ACESSIBILIDADE: O DESAFIO EM BLUMENAU

A população total de Blumenau (SC), segundo dados do IBGE, para o ano de 2014 era de 334.002 habitantes distribuídos numa área de 519,8 quilômetros quadrados, sendo 206,8 km² (39,8%) de área urbana e 313,0 km² (60,2%) de área rural, sendo o terceiro município mais populoso do estado.

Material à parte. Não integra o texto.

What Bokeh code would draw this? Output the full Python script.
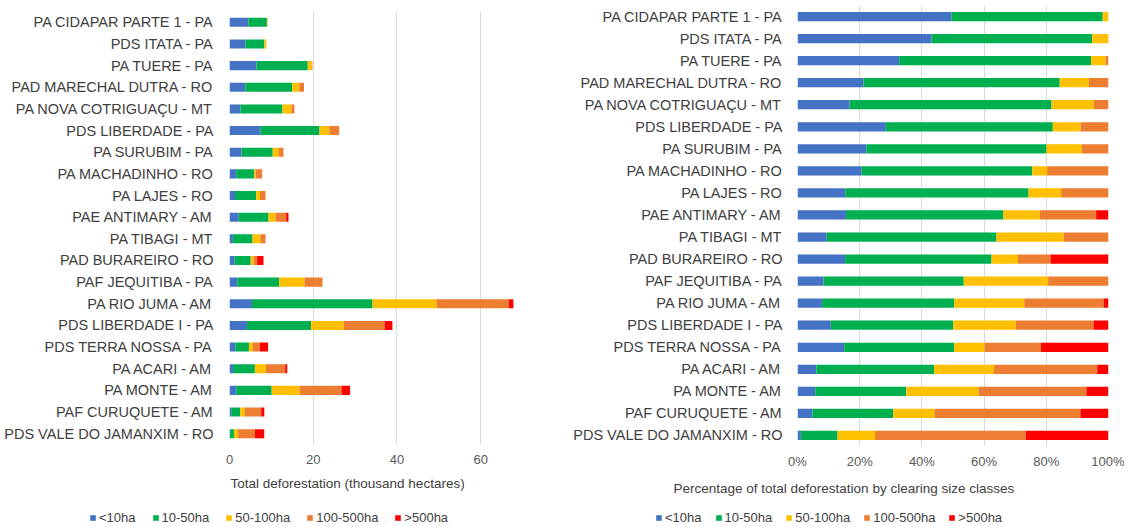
from bokeh.plotting import figure
from bokeh.models import (ColumnDataSource, FactorRange, Range1d, Legend, LegendItem,
                          Title, FixedTicker, PrintfTickFormatter)
from bokeh.layouts import row, column
from bokeh.embed import file_html
from bokeh.resources import INLINE

settlements = [
    "PA CIDAPAR PARTE 1 - PA", "PDS ITATA - PA", "PA TUERE - PA", "PAD MARECHAL DUTRA - RO",
    "PA NOVA COTRIGUAÇU - MT", "PDS LIBERDADE - PA", "PA SURUBIM - PA", "PA MACHADINHO - RO",
    "PA LAJES - RO", "PAE ANTIMARY - AM", "PA TIBAGI - MT", "PAD BURAREIRO - RO",
    "PAF JEQUITIBA - PA", "PA RIO JUMA - AM", "PDS LIBERDADE I - PA", "PDS TERRA NOSSA - PA",
    "PA ACARI - AM", "PA MONTE - AM", "PAF CURUQUETE - AM", "PDS VALE DO JAMANXIM - RO",
]
# thousand hectares by clearing size class
lt10 = [4.51, 3.79, 6.47, 3.77, 2.60, 7.44, 2.86, 1.61, 1.32, 2.20, 0.81, 1.24, 1.86, 5.36, 4.16, 1.38, 0.84, 1.64, 0.40, 0.09]
c10_50 = [4.42, 4.55, 12.22, 11.23, 10.06, 14.07, 7.47, 4.28, 5.07, 7.13, 4.70, 3.82, 10.01, 28.82, 15.33, 3.26, 5.22, 8.44, 2.16, 0.98]
c50_100 = [0.17, 0.46, 0.93, 1.67, 2.11, 2.33, 1.46, 0.37, 0.90, 1.65, 1.86, 0.69, 6.02, 15.26, 7.82, 0.90, 2.66, 6.68, 1.10, 1.00]
c100_500 = [0.0, 0.0, 0.18, 1.12, 0.73, 2.36, 1.11, 1.54, 1.31, 2.55, 1.24, 0.85, 4.31, 17.29, 9.73, 1.67, 4.58, 9.99, 3.90, 4.02]
gt500 = [0.0, 0.0, 0.0, 0.0, 0.0, 0.0, 0.0, 0.0, 0.0, 0.56, 0.0, 1.51, 0.0, 1.08, 1.87, 2.00, 0.50, 2.04, 0.75, 2.21]

classes = ["<10ha", "10-50ha", "50-100ha", "100-500ha", ">500ha"]
keys = ["c0", "c1", "c2", "c3", "c4"]
colors = ["#4472C4", "#00B050", "#FFC000", "#ED7D31", "#FF0000"]
left_ticks = [0, 20, 40, 60]
right_ticks = [0, 20, 40, 60, 80, 100]

series = [lt10, c10_50, c50_100, c100_500, gt500]
totals = [sum(v) for v in zip(*series)]

abs_data = {"name": settlements}
pct_data = {"name": settlements}
for k, s in zip(keys, series):
    abs_data[k] = s
    pct_data[k] = [v / t * 100 for v, t in zip(s, totals)]

FONT = "Liberation Sans"
LABEL_COLOR = "#404040"
TICK_COLOR = "#595959"
GRID = "#D9D9D9"
H_MAIN = 502
H_LEG = 24


def make_fig(data, width, min_left, min_right, top, bottom, xr, ticks, title_text,
             title_offset, tick_standoff, title_standoff, label_standoff, pct=False):
    p = figure(width=width, height=H_MAIN, output_backend="svg", toolbar_location=None,
               y_range=FactorRange(factors=list(reversed(settlements))),
               x_range=xr, min_border_left=min_left, min_border_right=min_right,
               min_border_top=top, min_border_bottom=bottom)
    src = ColumnDataSource(data)
    p.hbar_stack(keys, y="name", height=0.42, color=colors, line_color=None, source=src)
    p.outline_line_color = None
    p.ygrid.grid_line_color = None
    p.xgrid.grid_line_color = GRID
    p.xgrid.ticker = FixedTicker(ticks=ticks)
    p.xaxis.ticker = FixedTicker(ticks=ticks)
    if pct:
        p.xaxis.formatter = PrintfTickFormatter(format="%d%%")
    for ax in (p.xaxis[0], p.yaxis[0]):
        ax.axis_line_color = None
        ax.major_tick_line_color = None
        ax.minor_tick_line_color = None
        ax.major_tick_in = 0
        ax.major_tick_out = 0
    p.xaxis.major_label_text_font = FONT
    p.xaxis.major_label_text_font_size = "13px"
    p.xaxis.major_label_text_color = TICK_COLOR
    p.xaxis.major_label_standoff = tick_standoff
    p.yaxis.major_label_text_font = FONT
    p.yaxis.major_label_text_font_size = "14.5px"
    p.yaxis.major_label_text_color = LABEL_COLOR
    p.yaxis.major_label_standoff = label_standoff

    t = Title(text=title_text, align="left", offset=title_offset, text_font=FONT,
              text_font_size="13.5px", text_font_style="normal", text_color=LABEL_COLOR,
              standoff=title_standoff)
    p.add_layout(t, "below")
    return p


def make_legend(data, width, legend_x, spacing):
    # legend-only strip: the stacked bars sit outside the visible x range
    lp = figure(width=width, height=H_LEG, output_backend="svg", toolbar_location=None,
                x_range=Range1d(-2, -1), y_range=FactorRange(factors=list(settlements)),
                min_border=0, min_border_left=0, min_border_right=0,
                min_border_top=0, min_border_bottom=0)
    lp.axis.visible = False
    lp.grid.visible = False
    lp.outline_line_color = None
    src = ColumnDataSource(data)
    rs = lp.hbar_stack(keys, y="name", height=0.5, color=colors, line_color=None, source=src)
    items = [LegendItem(label=c, renderers=[r]) for c, r in zip(classes, rs)]
    leg = Legend(items=items, orientation="horizontal", location=(legend_x, 1),
                 glyph_width=7, glyph_height=7, label_standoff=3, spacing=spacing,
                 label_text_font=FONT, label_text_font_size="13px",
                 label_text_color=LABEL_COLOR, padding=2, margin=0,
                 border_line_color=None, background_fill_alpha=0)
    lp.add_layout(leg, "center")
    return lp


p1 = make_fig(abs_data, 558, 229, 15, 11, 58, Range1d(0, 75), left_ticks,
              "Total deforestation (thousand hectares)", 1, 10, 14, 16)
p2 = make_fig(pct_data, 566, 239, 16, 5, 55, Range1d(0, 100), right_ticks,
              "Percentage of total deforestation by clearing size classes", -124, 7, 14, 15,
              pct=True)
l1 = make_legend(abs_data, 558, 89, 16)
l2 = make_legend(pct_data, 566, 97, 13)

layout = row(column(p1, row(l1)), column(p2, row(l2)))
open("out.html", "w").write(file_html(layout, INLINE))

Com esta população a cidade teria condição de oferecer estruturas físicas e realidades de comunicação adequadas capazes de suprir as barreiras que impedem o direito de ir e vir das pessoas com deficiência, pessoa com necessidades especiais ou que tenham limitação física? Será que o Conselho Municipal dos Direitos da Pessoa com Deficiência (COMPED), cujo objetivo é cobrar a efetividade das políticas públicas voltadas a este segmento da população, teria condições de assegurar o acesso a espaços de uso público ou coletivo, ao livre trânsito nos logradouros, ao uso de mobiliários públicos e utilização de prédios e equipamentos de uso comunitário às pessoas com deficiência? E o município com recursos limitados poderia arcar com os elevados custos da transformação da teia viária da cidade? E se houvesse o Brasil poderia oferecer exemplo para nortear as práticas a serem adotadas?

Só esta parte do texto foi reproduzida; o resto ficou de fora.